Restaurant review: Knead
Knead began this year at the top of my best new restaurants list, yet this excitingly inexpensive (most things are $10 and under) and high-performing local-ingredient-committed neo-diner just keeps getting better. And due to the profound bounty of our early September Ohio harvest plus the restless ingenuity of chef Rick Lopez, right now Knead is offering outrageously terrific, farm-fresh and handmade dishes at unbeatable bargains.
Take, for instance, the simple yet stunning new Caprazy Bread ($6). Punningly named after a caprese salad, this crazy-great open-faced sandwich is the kind of thing that had me moaning in a Homer Simpson-like, stoned-on-deliciousness feeding trance. Sublimely flavored, genuinely vine-ripened sliced tomatoes (of several shades) were layered with melted fresh mozzarella, chiffonade of basil and splashes of a perfectly matched grassy Spanish olive oil. Like a supersized and fittingly Americanized classic Italian bruschetta, those beauties arrived on hearty, garlic-rubbed Texas toast-style bread. Wowzers, did I love this!

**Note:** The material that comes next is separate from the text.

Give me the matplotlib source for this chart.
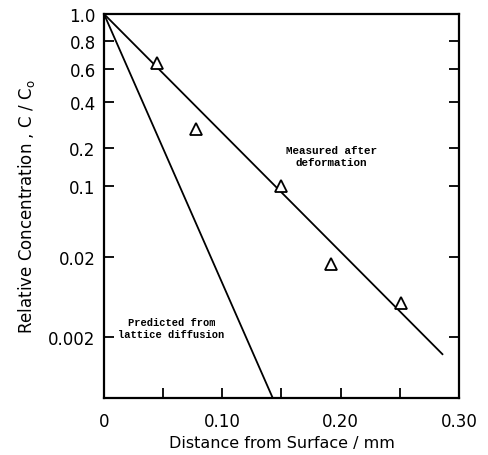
import math
import numpy as np
import matplotlib
matplotlib.use('Agg')
import matplotlib.pyplot as plt
from matplotlib.ticker import FixedLocator, NullLocator, FixedFormatter

# ---- data ----
x_measured = [0.045, 0.078, 0.150, 0.192, 0.251]
c_measured = [0.64, 0.27, 0.10, 0.017, 0.0058]

fit_measured_x = [0.0, 0.286]
fit_measured_c = [1.0, 0.00115]

fit_predicted_x = [0.0, 0.1427]
fit_predicted_c = [1.0, 0.00024]

y_ticks = [1.0, 0.8, 0.6, 0.4, 0.2, 0.1, 0.02, 0.002]
y_tick_labels = ['1.0', '0.8', '0.6', '0.4', '0.2', '0.1', '0.02', '0.002']
x_ticks = [0.0, 0.10, 0.20, 0.30]
x_tick_labels = ['0', '0.10', '0.20', '0.30']
x_minor = [0.05, 0.15, 0.25]

# ---- erfc-probability scale ----
_erfc = np.vectorize(math.erfc, otypes=[float])

def erfcinv(c):
    c = np.clip(np.asarray(c, dtype=float), 1e-300, 2 - 1e-15)
    lo = np.full(c.shape, -6.0)
    hi = np.full(c.shape, 27.0)
    for _ in range(70):
        mid = 0.5 * (lo + hi)
        f = _erfc(mid)
        m = f > c
        lo = np.where(m, mid, lo)
        hi = np.where(m, hi, mid)
    return 0.5 * (lo + hi)

def forward(c):
    return -erfcinv(c)

def inverse(z):
    return _erfc(-np.asarray(z, dtype=float))

plt.rcParams['font.family'] = ['DejaVu Sans']

fig = plt.figure(figsize=(4.89, 4.56), dpi=100)
ax = fig.add_axes([104/489, 1 - 399/456, (459-104)/489, (399-15)/456])
ax.set_yscale('function', functions=(forward, inverse))

ax.plot(fit_measured_x, fit_measured_c, color='black', lw=1.3)
ax.plot(fit_predicted_x, fit_predicted_c, color='black', lw=1.3)
ax.plot(x_measured, c_measured, linestyle='none', marker='^', markersize=8,
        markerfacecolor='white', markeredgecolor='black', markeredgewidth=1.3)

ax.set_xlim(0, 0.30)
ax.set_ylim(float(_erfc(2.595)), 1.0)

ax.yaxis.set_major_locator(FixedLocator(y_ticks))
ax.yaxis.set_major_formatter(FixedFormatter(y_tick_labels))
ax.yaxis.set_minor_locator(NullLocator())
ax.xaxis.set_major_locator(FixedLocator(x_ticks))
ax.xaxis.set_major_formatter(FixedFormatter(x_tick_labels))
ax.xaxis.set_minor_locator(FixedLocator(x_minor))

ax.tick_params(axis='both', which='both', direction='in', length=7.5, width=1.3,
               labelsize=12)
ax.tick_params(axis='y', which='both', right=True, pad=6)
ax.tick_params(axis='x', which='both', pad=10)
for s in ax.spines.values():
    s.set_linewidth(1.6)

ax.set_xlabel('Distance from Surface / mm', fontsize=11.5, labelpad=4)
ax.set_ylabel('Relative Concentration , C / C$_\\mathregular{o}$', fontsize=12, labelpad=8)

ax.text(0.192, 0.175, 'Measured after\ndeformation', ha='center', va='center',
        family='Liberation Mono', fontweight='bold', fontsize=7.8, linespacing=1.2)
ax.text(0.057, 0.0027, 'Predicted from\nlattice diffusion', ha='center', va='center',
        family='Liberation Mono', fontweight='bold', fontsize=7.5, linespacing=1.2)

fig.savefig('out.png', dpi=100)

Lopez also gives beloved junk-food favorites cheffy and locally grown makeovers. Check out Knead’s handmade gyro meat. Unlike most mystery spit rolls which originate from a factory in Chicago, Lopez uses Ohio lamb and (terrine-like) French forcemeat techniques to prepare his tender, juicy and fragrant gyro meat. I especially like it on the “I Knead a Gyro Salad” ($10), where it’s paired with those ripe local tomatoes, top-notch greens, sharply pickled peppers, olives, feta and more.
Queen City-style chili similarly gets a rejuvenating upgrade in The Cincinnatian ($6 for a bowl, $16 with handmade pasta). Prepared with ground duck plus al dente black beans and topped with local white cheddar cheese, it’s an earthy, rich and racy rendition leavened by the requisite hint of cinnamon.
If thoughts of Johnny Marzetti conjure up wobbly childhood memories, then order Knead’s inspired Turkey Marzetti ($14). This killer version of the much-maligned Columbus-created classic is an excellent green-peppery Bolognese-sauced casserole made with homemade pasta and crowned with blistered and melted local aged cheddar — a rare delight.
Ditto for the magnificent and aptly named Farm 2 Gnocchi ($18). Dollops of local goat cheese and a cornucopia of colorful and just-harvested tender veggies — yellow and purple baby carrots, fennel, sweet corn and more luscious tomatoes — topped beautiful and delicate pasta tossed in a lively and lovely pesto sauce given crunch and heft from walnuts.
With local-product-graced dishes this spectacular — plus emphatically improved cocktails (try the Jalapeno Hemmingway and the New Old Fashioned) and pizzas — Knead’s climb up the ladder of best Columbus restaurants appears to be steady and inevitable.